One of the biggest critics of the information appliance model is novelist and digital activist Cory Doctorow, who writes:

"Today we have marketing departments that say things such as 'we don't need computers, we need appliances. Make me a computer that doesn't run every program, just a program that does this specialised task, like streaming audio, or routing packets, or playing Xbox games, and make sure it doesn't run programs I haven't authorised that might undermine our profits.'

Freedom in the future will require us to have the capacity to monitor our devices and set meaningful policies for them; to examine and terminate the software processes that runs on them; and to maintain them as honest servants to our will, not as traitors and spies working for criminals, thugs, and control freaks."

It's a terrifying prospect, but it's important to keep things in perspective. The vast majority of PCs sold aren't locked down and don't limit software to approved apps, and that will be the case for years to come. If Microsoft blocks access to unapproved Windows apps or Apple makes the OS X App Store the only way to distribute Mac software then we'll have a problem - and so will they, because any such move would cause uproar.

The future

So what does the future hold for the PC? Gartner's Angela McIntyre thinks it will be increasingly tablet-shaped.
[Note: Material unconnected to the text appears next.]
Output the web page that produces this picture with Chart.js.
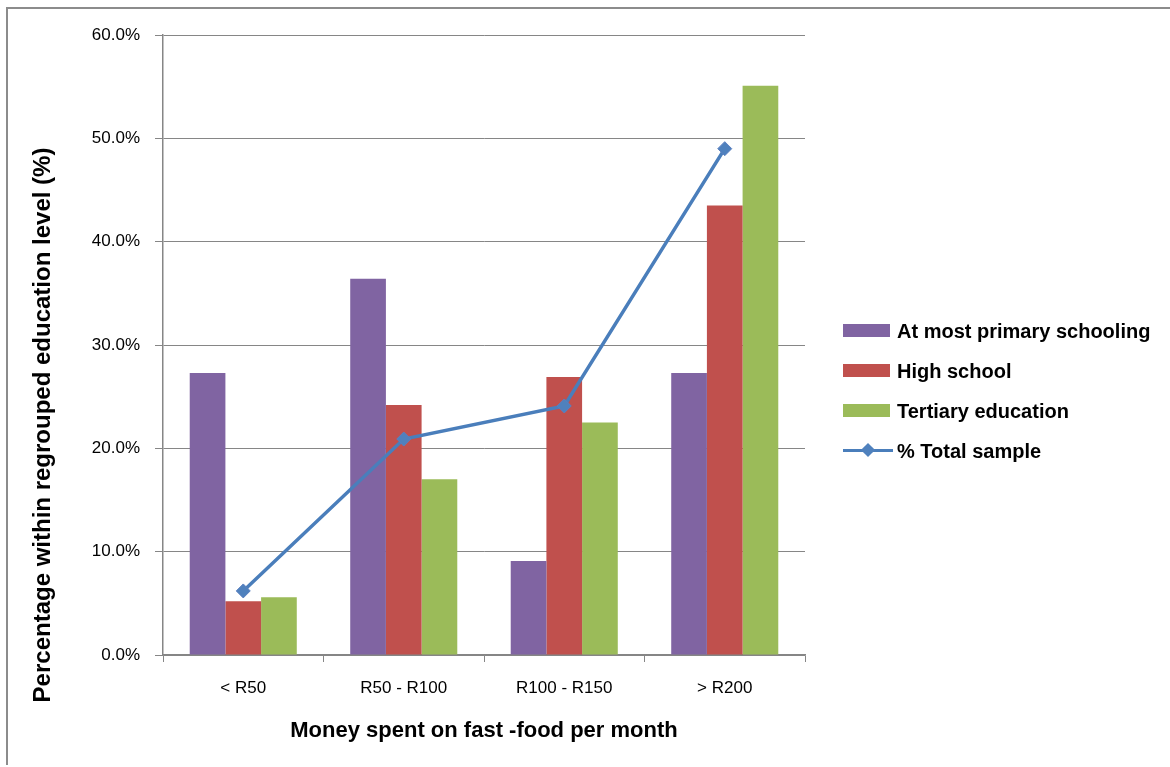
<!DOCTYPE html>
<html>
<head>
<meta charset="utf-8">
<script src="https://cdn.jsdelivr.net/npm/chart.js@4"></script>
<style>
  html, body { margin: 0; padding: 0; background: #fff; }
  #wrap { position: relative; width: 1170px; height: 767px; overflow: hidden; }
  #frame { position: absolute; left: 6px; top: 7px; width: 1170px; height: 758px;
           border-left: 2px solid #8c8c8c; border-top: 2px solid #8c8c8c; box-sizing: border-box; }
  canvas { position: absolute; left: 0; top: 0; }
  #legend { position: absolute; left: 843px; top: 0; font-family: "Liberation Sans", Arial, sans-serif;
            font-weight: bold; font-size: 20px; color: #000; }
  .item { position: absolute; left: 0; height: 24px; white-space: nowrap; }
  .sw { position: absolute; left: 0; }
  .lbl { position: absolute; left: 54px; top: 0; line-height: 24px; }
</style>
</head>
<body>
<div id="wrap">
  <div id="frame"></div>
  <canvas id="c" width="1170" height="767"></canvas>
  <div id="legend"></div>
</div>
<script>
const categories = ['< R50', 'R50 - R100', 'R100 - R150', '> R200'];
const primarySchooling = [27.3, 36.4, 9.1, 27.3];
const highSchool = [5.2, 24.2, 26.9, 43.5];
const tertiaryEducation = [5.6, 17.0, 22.5, 55.1];
const totalSample = [6.2, 20.9, 24.1, 49.0];
const seriesNames = ['At most primary schooling', 'High school', 'Tertiary education', '% Total sample'];
const yTicks = [0, 10, 20, 30, 40, 50, 60];

const grey = '#868686';
const font = "'Liberation Sans', Arial, sans-serif";

const yTitlePlugin = {
  id: 'yTitle',
  afterDraw(chart) {
    const ctx = chart.ctx;
    ctx.save();
    ctx.translate(43, 425);
    ctx.rotate(-Math.PI / 2);
    ctx.font = 'bold 24px ' + font;
    ctx.fillStyle = '#000';
    ctx.textAlign = 'center';
    ctx.textBaseline = 'middle';
    ctx.fillText('Percentage within regrouped education level (%)', 0, 0);
    ctx.restore();
  }
};

const chart = new Chart(document.getElementById('c'), {
  data: {
    labels: categories,
    datasets: [
      { type: 'line', label: seriesNames[3], data: totalSample, order: 0,
        borderColor: '#4A7EBB', borderWidth: 3.5, tension: 0,
        pointStyle: 'rectRot', pointRadius: 7, pointBackgroundColor: '#4F81BD',
        pointBorderColor: '#5b7fc0', pointBorderWidth: 1 },
      { type: 'bar', label: seriesNames[0], data: primarySchooling, backgroundColor: '#8064A2', order: 1,
        barPercentage: 1.0, categoryPercentage: 0.667 },
      { type: 'bar', label: seriesNames[1], data: highSchool, backgroundColor: '#C0504D', order: 1,
        barPercentage: 1.0, categoryPercentage: 0.667 },
      { type: 'bar', label: seriesNames[2], data: tertiaryEducation, backgroundColor: '#9BBB59', order: 1,
        barPercentage: 1.0, categoryPercentage: 0.667 }
    ]
  },
  options: {
    responsive: false,
    animation: false,
    layout: { padding: { top: 35, right: 365, bottom: 0, left: 0 } },
    plugins: { legend: { display: false }, tooltip: { enabled: false } },
    scales: {
      x: {
        type: 'category',
        grid: { display: true, drawOnChartArea: false, drawTicks: true, tickLength: 7, color: grey, offset: true },
        border: { display: true, color: grey, width: 1.5 },
        ticks: { color: '#000', font: { family: font, size: 17 }, padding: 16 },
        title: { display: true, text: 'Money spent on fast -food per month', color: '#000',
                 font: { family: font, size: 22, weight: 'bold' }, padding: { top: 0, bottom: 23 } },
        afterFit(scale) { scale.height = 112; }
      },
      y: {
        min: 0, max: 60,
        afterBuildTicks(scale) { scale.ticks = yTicks.map(v => ({ value: v })); },
        grid: { color: grey, lineWidth: 1, drawTicks: true, tickLength: 8 },
        border: { display: true, color: grey, width: 1.5 },
        ticks: { color: '#000', font: { family: font, size: 17 }, padding: 15,
                 callback: v => v.toFixed(1) + '%' },
        afterFit(scale) { scale.width = 163; }
      }
    }
  },
  plugins: [yTitlePlugin]
});

// HTML legend built from chart datasets
const legend = document.getElementById('legend');
const legendOrder = [1, 2, 3, 0];
legendOrder.forEach((di, i) => {
  const ds = chart.data.datasets[di];
  const cy = 331 + i * 40;
  const item = document.createElement('div');
  item.className = 'item';
  item.style.top = (cy - 12) + 'px';
  if (ds.type === 'bar') {
    const sw = document.createElement('div');
    sw.className = 'sw';
    sw.style.cssText = 'left:0;top:5px;width:47px;height:13px;background:' + ds.backgroundColor;
    item.appendChild(sw);
  } else {
    const line = document.createElement('div');
    line.style.cssText = 'position:absolute;left:0;top:10px;width:50px;height:3px;background:' + ds.borderColor;
    const dia = document.createElement('div');
    dia.style.cssText = 'position:absolute;left:20px;top:6px;width:10px;height:10px;transform:rotate(45deg);background:' + ds.pointBackgroundColor;
    item.appendChild(line);
    item.appendChild(dia);
  }
  const lbl = document.createElement('div');
  lbl.className = 'lbl';
  lbl.textContent = ds.label;
  item.appendChild(lbl);
  legend.appendChild(item);
});
</script>
</body>
</html>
"During the next five to 10 years, media tablets will instigate change in computing form factors," she writes. "Modular designs will enable tablets to take on new functions, becoming the cross-platform controller and brain for hybrid consumer electronics and computers.

Tablets will be substitutes for several of the consumer electronics consumers often carry with them. Thin-and-light mobile PCs with tablet-like features will become mainstream, pushing out some bulkier PC styles that have been the norm. Gartner has the Strategic Planning Assumption that in 2015, the biggest distinction between connected TVs, all-in-one desktops and tablets will be the screen size."
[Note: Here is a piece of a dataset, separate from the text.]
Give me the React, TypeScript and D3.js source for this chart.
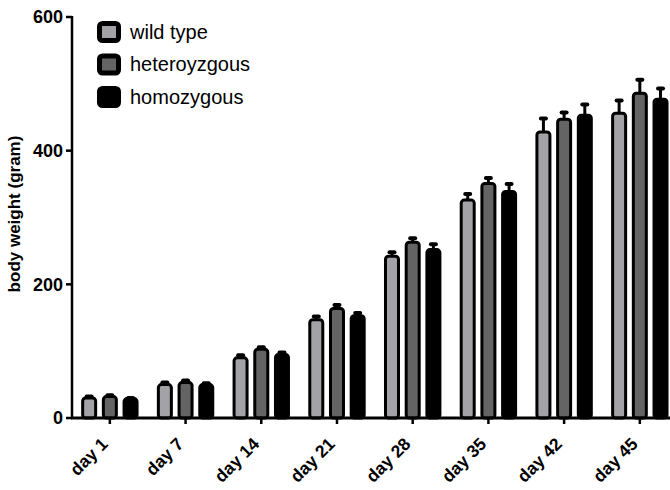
import React, { useEffect, useRef } from 'react';
import * as d3 from 'd3';

// categories and series
const days = ['day 1', 'day 7', 'day 14', 'day 21', 'day 28', 'day 35', 'day 42', 'day 45'];
const groups = ['wild type', 'heteroyzgous', 'homozygous'];

const wildType = [30, 50, 90, 147, 242, 326, 428, 456];
const heterozygous = [32, 53, 103, 164, 263, 351, 447, 486];
const homozygous = [29, 50, 95, 153, 252, 339, 453, 477];

// upper error (SEM)
const wildTypeErr = [2, 3, 4, 5, 6, 9, 20, 19];
const heterozygousErr = [2, 3, 3, 5, 6, 8, 10, 20];
const homozygousErr = [1, 2, 3, 4, 8, 11, 16, 16];

const yTicks = [0, 200, 400, 600];
const fills = ['#a3a3a7', '#646464', '#000000'];

const App = () => {
    const svgRef = useRef<SVGSVGElement>(null);

    useEffect(() => {
        const svg = d3.select(svgRef.current);
        svg.selectAll('*').remove();

        const font = '"Liberation Sans", Arial, Helvetica, sans-serif';
        const values = [wildType, heterozygous, homozygous];
        const errors = [wildTypeErr, heterozygousErr, homozygousErr];

        const axisX = 72;
        const baseY = 418;

        const x0 = d3.scaleBand<string>()
            .domain(days)
            .range([axisX, axisX + 8 * 75.71])
            .padding(0);

        const x1 = d3.scaleBand<string>()
            .domain(groups)
            .range([0, 57.4])
            .paddingInner(0.227)
            .paddingOuter(0);

        const y = d3.scaleLinear()
            .domain([0, 600])
            .range([baseY, 17]);

        const groupOffset = x0.bandwidth() / 2 - 57.4 / 2;
        const bw = x1.bandwidth();

        // bars
        groups.forEach((g, gi) => {
            const layer = svg.append('g');
            days.forEach((d, di) => {
                const v = values[gi][di];
                const e = errors[gi][di];
                const bx = (x0(d) as number) + groupOffset + (x1(g) as number);
                const cx = bx + bw / 2;

                // error bar (upper only)
                layer.append('line')
                    .attr('x1', cx).attr('x2', cx)
                    .attr('y1', y(v)).attr('y2', y(v + e))
                    .attr('stroke', '#000')
                    .attr('stroke-width', 3);
                layer.append('line')
                    .attr('x1', cx - 2.5).attr('x2', cx + 2.5)
                    .attr('y1', y(v + e)).attr('y2', y(v + e))
                    .attr('stroke', '#000')
                    .attr('stroke-width', 4)
                    .attr('stroke-linecap', 'round');

                layer.append('rect')
                    .attr('x', bx + 1.5)
                    .attr('y', y(v))
                    .attr('width', bw - 3)
                    .attr('height', y(0) - y(v))
                    .attr('rx', 3)
                    .attr('fill', fills[gi])
                    .attr('stroke', '#000')
                    .attr('stroke-width', 3);
            });
        });

        // y axis
        const yAxis = svg.append('g');
        yAxis.append('line')
            .attr('x1', axisX).attr('x2', axisX)
            .attr('y1', y(600) - 1).attr('y2', baseY + 1)
            .attr('stroke', '#000').attr('stroke-width', 2.5);
        yTicks.forEach(t => {
            yAxis.append('line')
                .attr('x1', axisX - 6).attr('x2', axisX)
                .attr('y1', y(t)).attr('y2', y(t))
                .attr('stroke', '#000').attr('stroke-width', 2.5);
            yAxis.append('text')
                .attr('x', axisX - 9)
                .attr('y', y(t))
                .attr('dy', '0.36em')
                .attr('text-anchor', 'end')
                .attr('font-family', font)
                .attr('font-weight', 'bold')
                .attr('font-size', 18)
                .text(t);
        });

        svg.append('text')
            .attr('transform', `translate(20,${214}) rotate(-90)`)
            .attr('text-anchor', 'middle')
            .attr('font-family', font)
            .attr('font-weight', 'bold')
            .attr('font-size', 17)
            .text('body weight (gram)');

        // x axis
        const xAxis = svg.append('g');
        xAxis.append('line')
            .attr('x1', axisX - 1).attr('x2', 670)
            .attr('y1', baseY).attr('y2', baseY)
            .attr('stroke', '#000').attr('stroke-width', 3);
        days.forEach(d => {
            const cx = (x0(d) as number) + x0.bandwidth() / 2;
            xAxis.append('line')
                .attr('x1', cx).attr('x2', cx)
                .attr('y1', baseY).attr('y2', baseY + 6)
                .attr('stroke', '#000').attr('stroke-width', 2.5);
            xAxis.append('text')
                .attr('transform', `translate(${cx - 1},${baseY + 27}) rotate(-45)`)
                .attr('text-anchor', 'end')
                .attr('font-family', font)
                .attr('font-weight', 'bold')
                .attr('font-size', 17.5)
                .text(d);
        });

        // legend
        const legend = svg.append('g');
        groups.forEach((g, i) => {
            const cy = 32 + i * 32.5;
            legend.append('rect')
                .attr('x', 99.5)
                .attr('y', cy - 8.5)
                .attr('width', 19)
                .attr('height', 17)
                .attr('rx', 3)
                .attr('fill', fills[i])
                .attr('stroke', '#000')
                .attr('stroke-width', 5);
            legend.append('text')
                .attr('x', 130)
                .attr('y', cy + 6.5)
                .attr('font-family', font)
                .attr('font-size', 20)
                .text(g);
        });
    }, []);

    return (
        <svg
            ref={svgRef}
            width={670}
            height={490}
            style={{ position: 'absolute', left: 0, top: 0, background: '#fff' }}
        />
    );
};

export default App;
"When one looks across consumer electronics, mobile communication and PC industries, there is significant evidence of technology innovation aimed at delivering the ultimate personal consumer device - smartphone, tablet, PC, as well as embedded devices capable of operating seamlessly,"

Dave Rogers says. "Usage models, ergonomics and personal preference will play a very significant role in determining individual consumer choice." Perhaps the future of the PC is one where we have multiple bits of hardware connected to the same services and the same data, but all meeting specific needs.

"What seems to matter to consumers is that devices fit their needs, and that if multiple devices are needed, then they are happy to have multiple devices provided each does their job well," Rogers says.

Rather than one do-everything device, many of us will have multiple devices: an ultraportable notebook for work, perhaps, or an all-in-one family PC, a large tablet for the sofa, and a small one for the car. It's still a personal computer, but one that flits from device to device according to where you are, what you're doing and what happens to be handy.

That means we'll see a dizzying range of devices. Some PCs will have keyboards, others multi-touch, still others speech recognition, gesture control or eye tracking. Some will process locally and others will use the cloud; some will go everywhere you do, and others will stay in your living room.

The next generation of PCs mean that computing will become more personal than ever.